Fun at the Park
I decided to take Tess and Owen to the park yesterday; but didn't plan on the emotional toll it took on me. I had Tess in the baby Bjorn and Owen in the stroller, since we walked there from our soon to be new house. When we got there, I felt so out of place, and instantly thought of what a mistake I had made. See, Erik usually takes Owen to the park and they come back laughing and Erik tells me what a good time they had and all these kids Owen played with. Well, my husband is 6 ft, 7 inches, so of course he can lift Owen up to the highest monkey bars, and then he does the same for other kids, and they all end up having a good time. Here I am, with a baby papoosed to me, and Owen looking so longingly at the kids at the top of the big slide. He stood to the side and watched as they slid down, and he clapped for them. Then, when he wanted to climb up from the bottom (because that's all he could do), they kept telling him to get out of the way, because they wanted to slow down. It's as if everyone was in fast motion, and Owen was in slow motion. I wanted him to be able to climb up as fast as they did, like monkees, and slide down, or run through the sand to the swings. But instead, he sat down, and watched them through his little glasses, sifting sand through his hands. I wanted to cry.
So I took him over to the baby slide, where I could help him up to the top and then hold his hand while he slid down. He was fine with that, but again, every time some kid came back around they were too impatient to wait for him, so I had to take him off and let them go. I saw one mother looking at me like, "well, aren't you going to get your kid out of the way?" even though she clearly saw that he was a little slower than the other kids. It pissed me off. I felt like I was caught in some weird music box that was playing some off-key music that hurt my ears. Even when one mother I knew came over and said hello, I couldn't really carry on a conversation. I was sweating, and felt like I just had to get out of there.
And Owen didn't even protest when I said we had to go! He didn't fight like other kids, he didn't dig his heels in, or scamper away to another set of monkey bars. No, he went willingly with me, and it made me hate myself. All the way home, I just wanted to cry, but I didn't. Why do I want Owen to be more than he is? Why do I feel like I am lacking in some way because my child can't do what other kids do? And why do I care? Why do I want him to be just like any other child, because he is so special the way he is? Why can't I just accept him? I think it's because I can't really accept myself. I've always been such a perfectionist, and it's hard to see him okay with being just the way he is.
So today I took Tess for cranial sacral therapy, and Jennifer, the therapist, and I talked about what happened at the park. She asked me why I still couldn't accept the diagnosis that Owen has, and furthermore, why I was so fixated on it. She told me that the Maori people (see previous entries about Maori healers that I went to), believe that those who have a child with Down Syndrome are blessed.
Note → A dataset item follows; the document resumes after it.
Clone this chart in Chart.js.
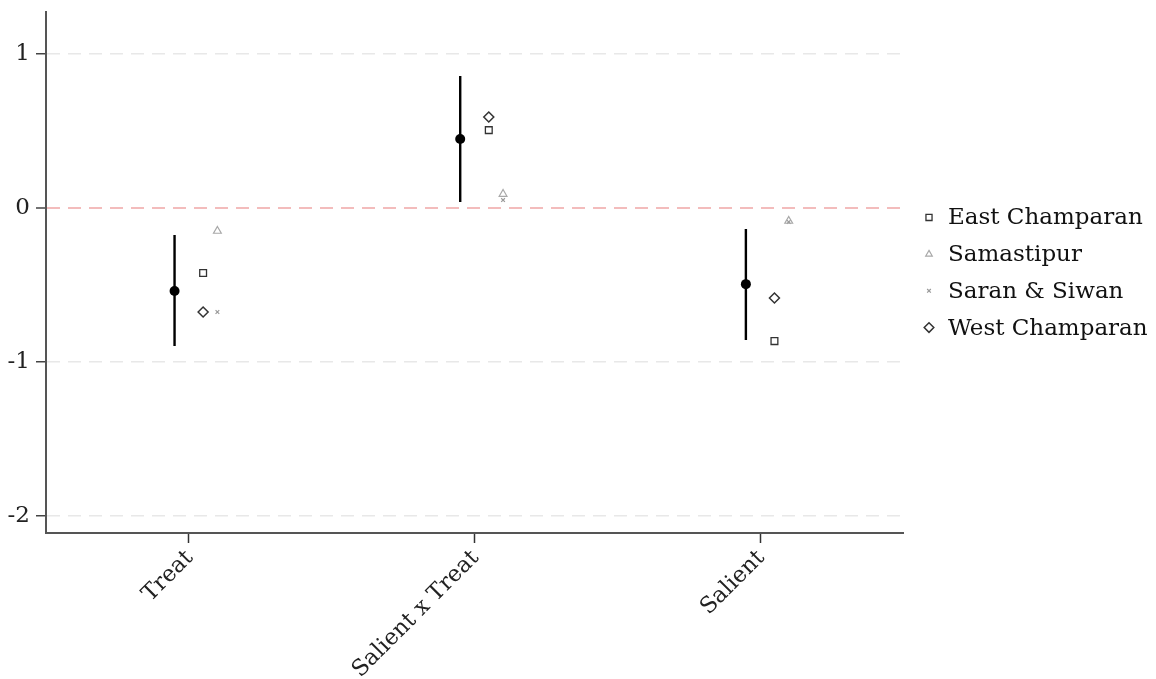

They are chosen. I thought about that all the way home from the session with her. If I lived in New Zealand with the Maoris, I would feel proud of myself and my child, proud of being chosen. Here, in America, I feel shamed, as if I did something wrong by having my child with a disability. Is that so bizarre? Perhaps I am just thinking the wrong way. Maybe I should begin thinking the way the Maoris do, and feel special, chosen. Maybe I should block out all the negative thinking that is so American (if you can't have perfect children, then why have them at all? After all, there are tests you can take to tell you if you child is imperfect, before they are even born.)
It's been a long couple of days and I'm tired. I hope that I can learn to redirect my thoughts to that I can erase some of this negativity, especially before my children catch wind of it.
1 Comments:
Hello mommy, you just had a baby, things are going to be a bit more stressful when you are out and about with a little one strapped to your front.
Maybe next time you can find a quieter park, some little ones are just not too caring when it comes to the hustle and bustle of the park. They are only concerned with their own fun.
There is nothing I dislike more than a park overloaded with children-it tends to be a good mix for a bad situation no matter what.
I am sure that Owen was just as happy to be there with mom as he would be with dad, and I am sure your next experience will be better.
I have written a bit of a post about your experience today, we have all had these feelings, this too shall pass.